Elif Batuman, The Idiot (2017). Batuman’s novel can be read as a foil to Dostoevsky’s. Her Selin meets the world through irony—an intelligence shaped by distance, ambiguity, and self-preservation. Prince Myshkin does not. Selin’s irony is part of her intelligence; Myshkin’s lack of it is part of his tragedy.
Jeff Wall’s 1986 photograph The Thinker is distinct from Auguste Rodin’s 1904 bronze The Thinker (Le Penseur), with which it is often confused.


You picture the necessary shadow side of public life, a life Hannah Arendt describes as "the place of appearance." Restraint gives appearance its chiaroscuro.
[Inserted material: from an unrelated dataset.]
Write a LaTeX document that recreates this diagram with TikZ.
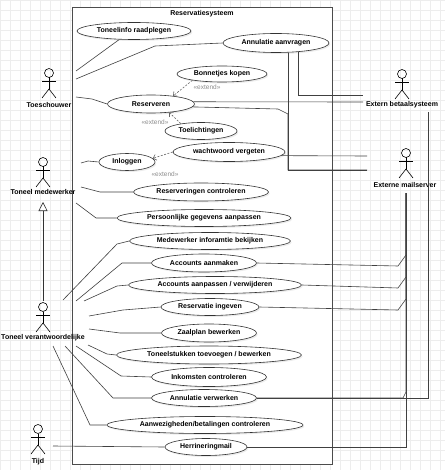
\documentclass[tikz,border=0pt]{standalone}
\usepackage{fontspec}
\setmainfont{Liberation Sans}
\usetikzlibrary{shapes.geometric,arrows.meta,shadows}

% stick figure, head centre at (#1,#2)
\newcommand{\actorfig}[2]{%
  \draw (#1,#2) circle[radius=4.5];
  \draw (#1,#2+4.5) -- (#1,#2+16);
  \draw (#1-7,#2+8) -- (#1+7,#2+8);
  \draw (#1-7,#2+25) -- (#1,#2+16) -- (#1+7,#2+25);
}

\begin{document}
\begin{tikzpicture}[x=1pt, y=-1pt, line width=0.6pt,
  font=\fontsize{7}{8}\selectfont\bfseries,
  uc/.style={ellipse, draw=black!80, fill=white, inner sep=0pt, minimum height=17pt,
    drop shadow={shadow xshift=1.2pt, shadow yshift=-1.5pt, opacity=0.15}},
  actorlbl/.style={inner sep=0pt},
  link/.style={draw=black!75},
  extarrow/.style={draw=black!60, dash pattern=on 2pt off 1.5pt,
    -{Straight Barb[length=3pt, width=6pt]}},
  extlbl/.style={font=\fontsize{6.5}{7}\selectfont, text=black!45, inner sep=0pt}]

\useasboundingbox (0,0) rectangle (445,470);
\fill[white] (0,0) rectangle (445,470);
\draw[black!7, line width=0.3pt, step=10pt] (0,470) grid (445,0);

% System boundary
\draw[black!70, fill=white] (72,7) rectangle (332,464);
\node[inner sep=0pt] (sys) at (202,14) {Reservatiesysteem};

% Actors
\actorfig{49}{73}
\node[actorlbl] (ts) at (49,105) {Toeschouwer};
\actorfig{43}{162}
\node[actorlbl] (tm) at (43,192) {Toneel medewerker};
\actorfig{43}{307}
\node[actorlbl] (tv) at (43,338) {Toneel verantwoordelijke};
\actorfig{38}{429}
\node[actorlbl] (tijd) at (38,462) {Tijd};
\actorfig{402}{74}
\node[actorlbl] (eb) at (402,105) {Extern betaalsysteem};
\actorfig{406}{153}
\node[actorlbl] (em) at (405,185) {Externe mailserver};

% Use cases
\node[uc, minimum width=114pt] (tir) at (134,31) {Toneelinfo raadplegen};
\node[uc, minimum width=106pt, minimum height=19pt] (annvr) at (276,43) {Annulatie aanvragen};
\node[uc, minimum width=90pt, minimum height=16pt] (bk) at (222,74) {Bonnetjes kopen};
\node[uc, minimum width=87pt, minimum height=18pt] (res) at (151,104) {Reserveren};
\node[uc, minimum width=72pt] (tl) at (201,131) {Toelichtingen};
\node[uc, minimum width=112pt, minimum height=19pt] (ww) at (229,152) {wachtwoord vergeten};
\node[uc, minimum width=56pt] (inl) at (127,162) {Inloggen};
\node[uc, minimum width=135pt, minimum height=18pt] (rc) at (201,192) {Reserveringen controleren};
\node[uc, minimum width=174pt] (pg) at (204,218) {Persoonlijke gegevens aanpassen};
\node[uc, minimum width=161pt] (mib) at (210,241) {Medewerker inforamtie bekijken};
\node[uc, minimum width=105pt, minimum height=18pt] (accm) at (204,263) {Accounts aanmaken};
\node[uc, minimum width=173pt] (accp) at (215,285) {Accounts aanpassen / verwijderen};
\node[uc, minimum width=98pt] (resi) at (210,307) {Reservatie ingeven};
\node[uc, minimum width=95pt, minimum height=18pt] (zb) at (209,333) {Zaalplan bewerken};
\node[uc, minimum width=185pt, minimum height=18pt] (tsb) at (209,355) {Toneelstukken toevoegen / bewerken};
\node[uc, minimum width=115pt, minimum height=19pt] (ik) at (209,377) {Inkomsten controleren};
\node[uc, minimum width=105pt] (annvw) at (204,398) {Annulatie verwerken};
\node[uc, minimum width=196pt] (aw) at (205,425) {Aanwezigheden/betalingen controleren};
\node[uc, minimum width=82pt] (herr) at (206,447) {Herrineringmail};

% Connector ends at the actors
\coordinate (ts-a) at (76,71);
\coordinate (ts-b) at (76,79);
\coordinate (ts-c) at (76,97);
\coordinate (tm-a) at (81,163);
\coordinate (tm-b) at (81,187);
\coordinate (tm-c) at (76,203);
\coordinate (tm-top) at (43,202);
\coordinate (tv-top) at (43,301);
\coordinate (tv-a) at (63,300);
\coordinate (tv-b) at (76,301);
\coordinate (tv-c) at (84,301);
\coordinate (tv-d) at (89,316);
\coordinate (tv-e) at (89,329);
\coordinate (tv-f) at (88,345);
\coordinate (tv-g) at (76,346);
\coordinate (tv-h) at (65,346);
\coordinate (tv-i) at (53,346);
\coordinate (tijd-a) at (53,446);
\coordinate (eb-a) at (363,95);
\coordinate (eb-b) at (363,102);
\coordinate (eb-c) at (428,112);
\coordinate (em-a) at (367,156);
\coordinate (em-b) at (367,170);
\coordinate (em-c) at (406,193);

% Toeschouwer
\draw[link] (ts-a) -- (tir.210);
\draw[link] (ts-b) -- (155,46) -- (annvr.west);
\draw[link] (ts-c) -- (92,99) -- (res.west);

% Extern betaalsysteem
\draw[link] (annvr.338) |- (eb-a);
\draw[link] (res.3) -- (eb-b);
\draw[link] (eb-c) |- (annvw.east);

% Externe mailserver
\draw[link] (annvr.322) |- (em-b);
\draw[link] (res.-4) -- (278,109) -- (288,114) |- (em-b);
\draw[link] (ww.-4) -- (em-a);
\draw[link] (em-c) -- (406,255) -- (398,266) -- (accm.east);
\draw[link] (em-c) -- (406,277) -- (398,288) -- (accp.east);
\draw[link] (em-c) -- (406,299) -- (398,310) -- (resi.east);
\draw[link] (em-c) -- (406,392) -- (403,398) -- (annvw.east);
\draw[link] (em-c) |- (herr.east);

% Extend relations
\draw[extarrow] (bk.192) -- (res.20);
\draw[extarrow] (tl.160) -- (res.-25);
\draw[extarrow] (ww.west) -- (inl.8);
\node[extlbl] (ext1) at (207,87) {«extend»};
\node[extlbl] (ext2) at (155,122) {«extend»};
\node[extlbl] (ext3) at (165,174) {«extend»};

% Toneel medewerker
\draw[link] (tm-a) -- (88,161) -- (inl.west);
\draw[link] (tm-b) -- (100,192) -- (rc.west);
\draw[link] (tm-c) -- (96,218) -- (pg.west);

% Generalisation
\draw[black!80, -{Triangle[open, length=9pt, width=9pt]}] (tv-top) -- (tm-top);

% Toneel verantwoordelijke
\draw[link] (tv-a) -- (117,244) -- (mib.west);
\draw[link] (tv-b) -- (122,263) -- (accm.west);
\draw[link] (tv-c) -- (117,286) -- (accp.west);
\draw[link] (tv-d) -- (123,310) -- (resi.west);
\draw[link] (tv-e) -- (120,333) -- (zb.west);
\draw[link] (tv-f) -- (107,354) -- (tsb.west);
\draw[link] (tv-g) -- (121,376) -- (ik.west);
\draw[link] (tv-h) -- (113,398) -- (annvw.west);
\draw[link] (tv-i) -- (90,425) -- (aw.west);

% Tijd
\draw[link] (tijd-a) -- (herr.west);
\end{tikzpicture}
\end{document}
Spectacle, contrasted with a such a fuller account of public life, is large and flat. True appearance allows us to work together, while spectacle, like Juvenal's circuses, dismisses us even before we watch.
One phenomenon of our times seems to be the recognized need to make living in our times three-dimensional. Rebecca Solnit writes about Orwell's need for a full private life. One reading of Thomas Hardy's poem "In Time of 'The Breaking of Nations'" does the same. Jesus invites his disciples to "Come away by yourselves to a secluded place and rest a while.” This acclimation doesn't need or resemble spectacle's acclamation. In public matters or in everyday life, as you demonstrate here, the deliberate silent spaces speak. They may often invite, too, as you suggest with your example of holding back from explaining ourselves again.
I love Chesterton's line. Laughter doesn't do away with warranted heaviness but often helps to fulfill it, as it does in a Shakespearean tragedy. In the context of your essay, laughter comes across a form of restraint or perhaps even a virtue on a par with restraint.
I must reread The Idiot, now with your framing in mind. I'm also bent on reading Bakhtin's Problems of Dostoevsky's Poetics.
Thank you for this thoughtful and timely reflection.